A few years later, however, Henry Ford produced the petrol-powered Model T and the electric starter motor replaced the hand crank. From that point on, the electric car was seemingly doomed: not enough power, not enough range and, as petrol stations proliferated, not enough charging points.
To be fair, electric vehicles still managed to flourish in niche areas. The humble milk float had a maximum speed of around 15mph, could travel roughly 25 miles (following a seven-hour charge) and blocked the streets of Britain for decades. Floats were cheap to run and could easily be charged at the milk depot after the day’s deliveries (a model that could be used in the 21st century if we end up with huge fleets of self-driving cars). Still, floats could never compete with a Ford or, for that matter, a Ferrari.

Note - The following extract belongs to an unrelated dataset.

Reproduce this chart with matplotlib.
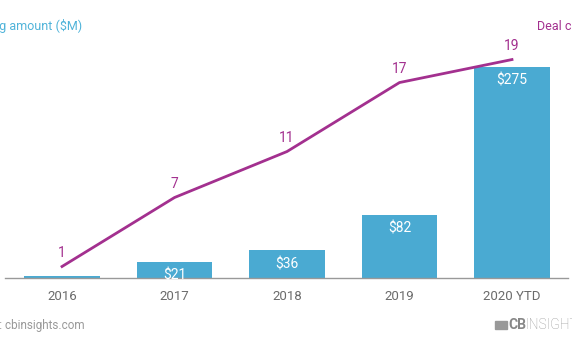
import matplotlib
matplotlib.use("Agg")
import matplotlib.pyplot as plt
from matplotlib.patches import Rectangle

categories = ["2016", "2017", "2018", "2019", "2020 YTD"]
funding = [3, 21, 36, 82, 275]
funding_labels = ["", "$21", "$36", "$82", "$275"]
deals = [1, 7, 11, 17, 19]

BAR = "#4aaad2"
LINE = "#a3308f"
GRAY = "#6b6b6b"

plt.rcParams['font.family'] = ['Roboto', 'DejaVu Sans']

W, H = 572, 364
fig = plt.figure(figsize=(W/100, H/100), dpi=100)

def px(x, y):
    return x / W, 1 - y / H

left, right, top, bottom = 5, 568, 30, 278
ax = fig.add_axes([left/W, 1-bottom/H, (right-left)/W, (bottom-top)/H])
x = list(range(len(categories)))
ax.bar(x, funding, width=0.67, color=BAR, zorder=2)
ax.set_xlim(-0.507, 4.498)
ax.set_ylim(0, 323)
for i, (v, lab) in enumerate(zip(funding, funding_labels)):
    if lab:
        ax.annotate(lab, (i, v), xytext=(0, -5), textcoords='offset points',
                    ha='center', va='top', color='white', fontsize=10, zorder=3)

for s in ['top', 'right', 'left']:
    ax.spines[s].set_visible(False)
ax.spines['bottom'].set_color('#999999')
ax.spines['bottom'].set_linewidth(1)
ax.set_yticks([])
ax.set_xticks(x)
ax.set_xticklabels(categories, color=GRAY, fontsize=9.5)
ax.tick_params(axis='x', length=0, pad=9)

ax2 = ax.twinx()
ax2.set_ylim(0, 21.57)
ax2.plot(x, deals, color=LINE, linewidth=2, zorder=4)
for i, d in enumerate(deals):
    ax2.annotate(str(d), (i, d), xytext=(0, 5), textcoords='offset points',
                 ha='center', va='bottom', color=LINE, fontsize=10)
ax2.set_yticks([])
for s in ['top', 'right', 'left', 'bottom']:
    ax2.spines[s].set_visible(False)

fig.text(*px(82, 26), "Funding amount ($M)", ha='right', va='center', color="#4fb3d9", fontsize=9)
fig.text(*px(537, 26), "Deal count", ha='left', va='center', color=LINE, fontsize=9)
fig.text(*px(85, 326), "Source: cbinsights.com", ha='right', va='center', color="#999999", fontsize=8.5)

# logo
fig.patches.append(Rectangle(px(495, 329), 12/W, 8/H, transform=fig.transFigure,
                             color="#999999", figure=fig))
fig.text(*px(508, 325), "CB", ha='left', va='center', color="#888888", fontsize=10, fontweight='bold')
fig.text(*px(525, 325), "INSIGHTS", ha='left', va='center', color="#999999", fontsize=10, fontweight='light')

fig.savefig("out.png", dpi=100)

Tesla, however, can. And, increasingly, so can other manufacturers of electric cars, one reason why the Government is now planning to ban the sale of petrol and diesel cars by 2035. Range is less of an issue than it once was. The cars — unlike milk floats — are quick. Fuel-wise, they’re incredibly efficient: they don’t rely on the controlled explosions taking place in an internal combustion engine (which creates too much by the way of heat and too little by the way of miles). And, over time, the maintenance bills will be a lot lower: no gearboxes to go wrong, no spark plugs to clean, no engine oil to be changed.